While most of his Sydney art was executed with the water at eye level, the sky taking up much of the frame, in Hobart he enjoyed a view from above, from Sandy Bay to the coastline, making for a composition dominated by water.

One of Rees' Sydney works, depicting the harbour from McMahon's Point.
One of Rees' Sydney works, depicting the harbour from McMahon's Point. (HANDOUT/ART GALLERY OF NEW SOUTH WALES)

The first part of the exhibition introduces some of Rees' more typical landscapes and his precise architectural pencil drawings, while a second section explores a more gestural period, before the final room is filled with the large canvases of his late period.

Over winter, the gallery will open an additional part of the show, including prints, videos, and memorabilia including Rees' easel and painting jacket.

For TMAG curator Peter Hughes, the show also demonstrates that while Rees may not have followed art world trends (he stuck to representation when others had turned to abstraction) he was constantly reinventing his approach.

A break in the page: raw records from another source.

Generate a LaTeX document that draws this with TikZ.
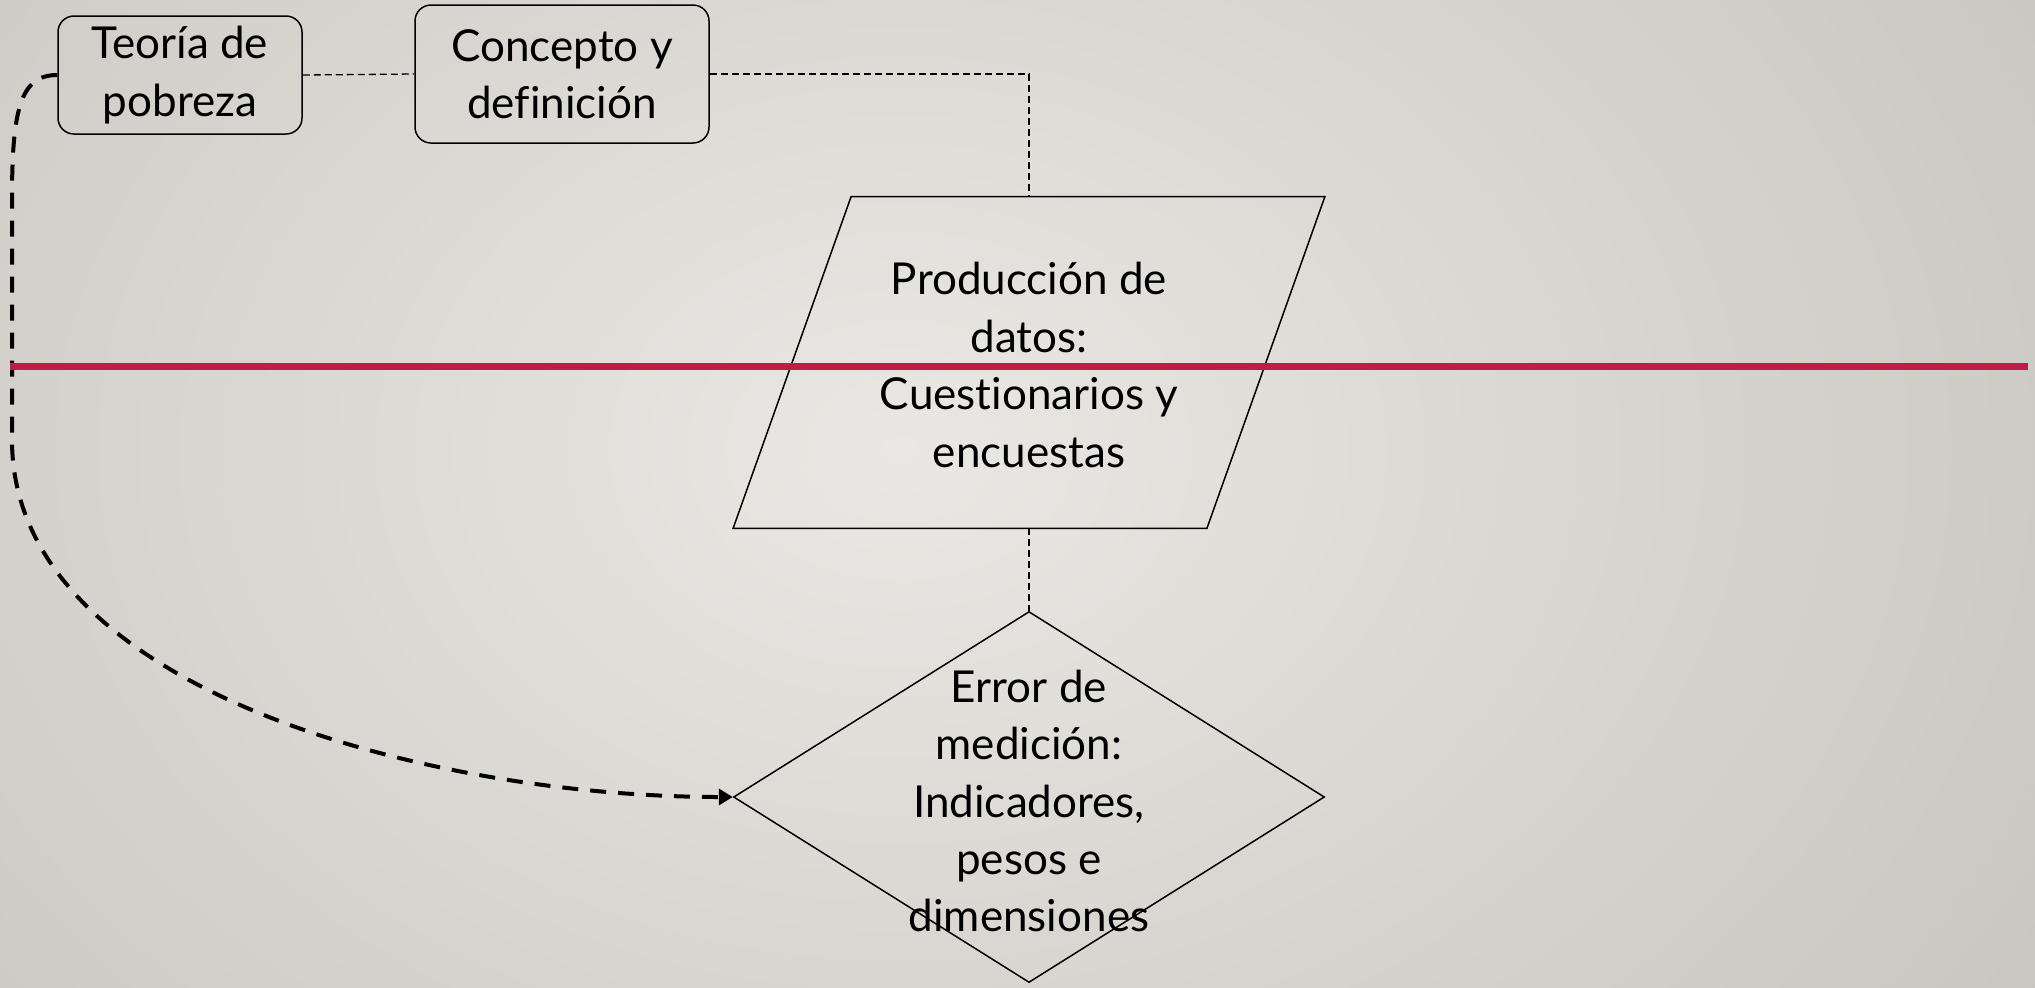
\documentclass[tikz,border=0pt]{standalone}
\usepackage{fontspec}
\setmainfont{Lato}[Ligatures=NoCommon]
\usetikzlibrary{shapes.geometric,arrows.meta}
\definecolor{bgin}{RGB}{234,232,228}
\definecolor{bgout}{RGB}{200,196,190}
\definecolor{rule}{RGB}{187,31,69}
\begin{document}
\begin{tikzpicture}[x=0.5pt,y=-0.5pt,
  txt/.style={align=center,font=\fontsize{22}{28.7}\selectfont,inner sep=0pt},
  caja/.style={draw,line width=0.75pt,rounded corners=8pt,txt},
  thin link/.style={line width=0.65pt,dash pattern=on 3.5pt off 2pt},
  thick link/.style={line width=2pt,dash pattern=on 8pt off 6pt,-{Triangle[length=7pt,width=8pt]}}]
 \useasboundingbox (0,0) rectangle (2035,987);
 \begin{scope}
  \clip (0,0) rectangle (2035,987);
  \shade[inner color=bgin,outer color=bgout](-500,-600) rectangle (2300,1500);
 \end{scope}
 \node[caja,minimum width=122pt,minimum height=59pt](teoria) at (180,75) {Teoría de\\pobreza};
 \node[caja,minimum width=147pt,minimum height=69pt](concepto) at (562,74) {Concepto y\\definición};
 % parallelogram drawn on the box of an empty node
 \node[minimum width=295.5pt,minimum height=165.5pt,inner sep=0pt](datos) at (1029,362.5) {};
 \draw[line width=0.75pt]([xshift=59pt]datos.north west)--(datos.north east)
   --([xshift=-59pt]datos.south east)--(datos.south west)--cycle;
 \node[txt](datostxt) at (1029,365) {Producción de\\datos:\\Cuestionarios y\\encuestas};
 \node[draw,line width=0.75pt,diamond,minimum width=295.5pt,minimum height=185.5pt,inner sep=0pt](error) at (1029,797) {};
 \node[txt](errortxt) at (1029,801) {Error de\\medición:\\Indicadores,\\pesos e\\dimensiones};
 \draw[thin link](teoria.east)--(concepto.west);
 \draw[thin link](concepto.east)-|(datos.north);
 \draw[thin link](datos.south)--(error.north);
 \draw[thick link](teoria.west) .. controls (20,75) and (12,110) .. (12,200) -- (12,440)
   .. controls (12,690) and (430,797) .. (error.west);
 \draw[rule,line width=3.5pt](10,366)--(2028,366);
\end{tikzpicture}
\end{document}
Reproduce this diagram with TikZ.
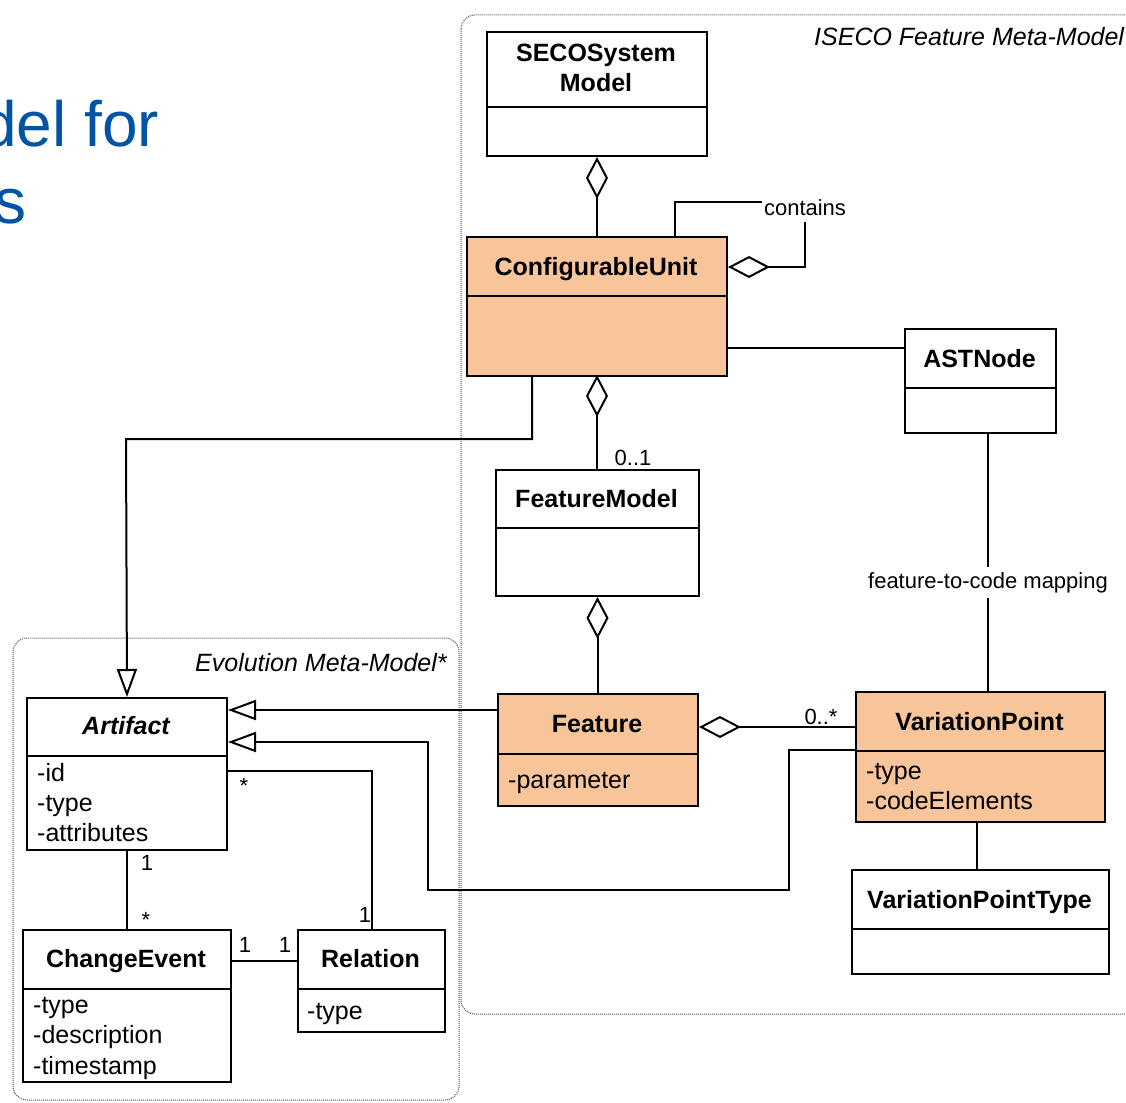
\documentclass[tikz,border=0pt]{standalone}
\usepackage{fontspec}
\setmainfont{Liberation Sans}
\usetikzlibrary{arrows.meta}

\definecolor{unitfill}{RGB}{248,197,155}
\definecolor{titleblue}{RGB}{0,84,164}
\definecolor{pkgline}{RGB}{80,80,80}

\tikzset{
  classbox/.style={draw, line width=2pt, fill=white, inner sep=0pt, anchor=north west},
  unitbox/.style={classbox, fill=unitfill},
  cname/.style={font=\bfseries\fontsize{25}{30}\selectfont, anchor=base, inner sep=0pt},
  attr/.style={font=\fontsize{25}{30}\selectfont, anchor=base west, inner sep=0pt},
  lbl/.style={font=\fontsize{22}{26}\selectfont, anchor=base, inner sep=0pt},
  pkgtitle/.style={font=\itshape\fontsize{25}{30}\selectfont, anchor=base west, inner sep=0pt},
  divider/.style={line width=2pt},
  conn/.style={line width=2pt},
  aggr/.style={conn, {Diamond[open, length=42pt, width=22pt]}-},
  gen/.style={conn, -{Triangle[open, length=28pt, width=20pt]}},
  pkg/.style={densely dotted, line width=1pt, draw=pkgline, rounded corners=14pt},
}

\begin{document}
\begin{tikzpicture}[x=1pt, y=-1pt]
\useasboundingbox (0,0) rectangle (1126,1102);

% slide heading fragments
\node[font=\fontsize{64}{76}\selectfont, text=titleblue, anchor=base west, inner sep=0pt] (head1) at (-19,147) {del for};
\node[font=\fontsize{64}{76}\selectfont, text=titleblue, anchor=base west, inner sep=0pt] (head2) at (-6,223) {s};

% packages
\draw[pkg] (461,15) rectangle (1160,1014);
\draw[pkg] (13,638) rectangle (459,1100);
\node[pkgtitle] (isecot) at (814,46) {ISECO Feature Meta-Model};
\node[pkgtitle] (evot) at (195,671) {Evolution Meta-Model*};

% classes
\node[classbox, minimum width=220pt, minimum height=124pt] (seco) at (486,31) {};
\draw[divider] (seco.west |- 0,107) -- (seco.east |- 0,107);
\node[cname] at (596,62) {SECOSystem};
\node[cname] at (596,92) {Model};

\node[unitbox, minimum width=260pt, minimum height=139pt] (cu) at (466,236) {};
\draw[divider] (cu.west |- 0,296) -- (cu.east |- 0,296);
\node[cname] at (596,275) {ConfigurableUnit};

\node[classbox, minimum width=151pt, minimum height=104pt] (ast) at (904,328) {};
\draw[divider] (ast.west |- 0,388) -- (ast.east |- 0,388);
\node[cname] at (979.5,367) {ASTNode};

\node[classbox, minimum width=203pt, minimum height=126pt] (fm) at (495,469) {};
\draw[divider] (fm.west |- 0,528) -- (fm.east |- 0,528);
\node[cname] at (596.5,507) {FeatureModel};

\node[unitbox, minimum width=200pt, minimum height=112pt] (feat) at (497,693) {};
\draw[divider] (feat.west |- 0,754) -- (feat.east |- 0,754);
\node[cname] at (597,732) {Feature};
\node[attr] at (508,788) {-parameter};

\node[unitbox, minimum width=249pt, minimum height=130pt] (vp) at (855,691) {};
\draw[divider] (vp.west |- 0,751) -- (vp.east |- 0,751);
\node[cname] at (979.5,730) {VariationPoint};
\node[attr] at (866,779) {-type};
\node[attr] at (866,809) {-codeElements};

\node[classbox, minimum width=257pt, minimum height=104pt] (vpt) at (851,869) {};
\draw[divider] (vpt.west |- 0,929) -- (vpt.east |- 0,929);
\node[cname] at (979.5,908) {VariationPointType};

\node[classbox, minimum width=200pt, minimum height=152pt] (art) at (26,697) {};
\draw[divider] (art.west |- 0,756) -- (art.east |- 0,756);
\node[cname, font=\bfseries\itshape\fontsize{25}{30}\selectfont] at (126,734) {Artifact};
\node[attr] at (37,781) {-id};
\node[attr] at (37,811) {-type};
\node[attr] at (37,841) {-attributes};

\node[classbox, minimum width=208pt, minimum height=152pt] (ce) at (22,929) {};
\draw[divider] (ce.west |- 0,989) -- (ce.east |- 0,989);
\node[cname] at (126,967) {ChangeEvent};
\node[attr] at (33,1013) {-type};
\node[attr] at (33,1043) {-description};
\node[attr] at (33,1074) {-timestamp};

\node[classbox, minimum width=147pt, minimum height=102pt] (rel) at (297,929) {};
\draw[divider] (rel.west |- 0,989) -- (rel.east |- 0,989);
\node[cname] at (370.5,967) {Relation};
\node[attr] at (307,1019) {-type};

% connectors
\draw[aggr] (seco.south) -- (cu.north -| seco.south);
\draw[aggr] (cu.east |- 0,267) -- (805,267) -- (805,202) -- (675,202) -- (cu.north -| 675,0);
\node[lbl, fill=white, inner xsep=2pt, inner ysep=7pt] (contains) at (805,215) {contains};
\draw[conn] (cu.east |- 0,348) -- (ast.west |- 0,348);
\draw[aggr] (cu.south |- 0,375) -- (fm.north -| cu.south);
\node[lbl] (m01) at (633,465) {0..1};
\draw[gen] (cu.south -| 532,0) -- (532,439) -- (126,439) -- (art.north);
\draw[aggr] (fm.south) -- (feat.north -| fm.south);
\draw[aggr] (feat.east |- 0,727) -- (vp.west |- 0,727);
\node[lbl] (m0s) at (821,724) {0..*};
\draw[conn] (ast.south -| 988,0) -- (vp.north -| 988,0);
\node[lbl, fill=white, inner xsep=1pt, inner ysep=5pt] (ftc) at (988,588) {feature-to-code mapping};
\draw[gen] (feat.west |- 0,710) -- (art.east |- 0,710);
\draw[gen] (vp.west |- 0,750) -- (789,750) -- (789,890) -- (428,890) -- (428,742) -- (art.east |- 0,742);
\draw[conn] (art.east |- 0,771) -- (372,771) -- (rel.north -| 372,0);
\node[lbl] (ms1) at (244,793) {*};
\node[lbl] (m11) at (365,922) {1};
\draw[conn] (art.south) -- (ce.north -| art.south);
\node[lbl] (ma1) at (147,870) {1};
\node[lbl] (ma2) at (146,927) {*};
\draw[conn] (ce.east |- 0,961) -- (rel.west |- 0,961);
\node[lbl] (mc1) at (245,952) {1};
\node[lbl] (mr1) at (285,952) {1};
\draw[conn] (vp.south -| 977,0) -- (vpt.north -| 977,0);
\end{tikzpicture}
\end{document}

Rees would craft the surface of his paintings not only by painting, but scraping, splashing and even stabbing at them, said Hughes, who believes the late paintings exemplify this continuous adaptation.

"In his later paintings he is developing workarounds, so he can still create meaningful work despite his condition," he told AAP.

Rees' 'The summit, Mt Wellington II'
'The summit, Mt Wellington II' from 1973, pen and black ink, wash, oil pastel, watercolour on paper. (HANDOUT/ART GALLERY OF NEW SOUTH WALES)

Rees won the Wynne Prize twice during his lifetime, the first in 1950 with one of his revelatory drawings of Sydney, titled The Harbour from McMahon's Point.

His second win was in 1982 at the age of 87, and it's fitting that he took home the prize with a Tasmanian painting, Morning on the Derwent.

These artworks are not only important for Australia's understanding of one of its major artists, according to Timms, but for Tasmanians' perception of themselves.

The later Rees paintings "give Tasmanians a confident new way of looking at themselves and their environment, not to cast aside the legacy of their troubled past, but to navigate a way through it," he said.

Lands of Light: Lloyd Rees and Tasmania is on show until October 27.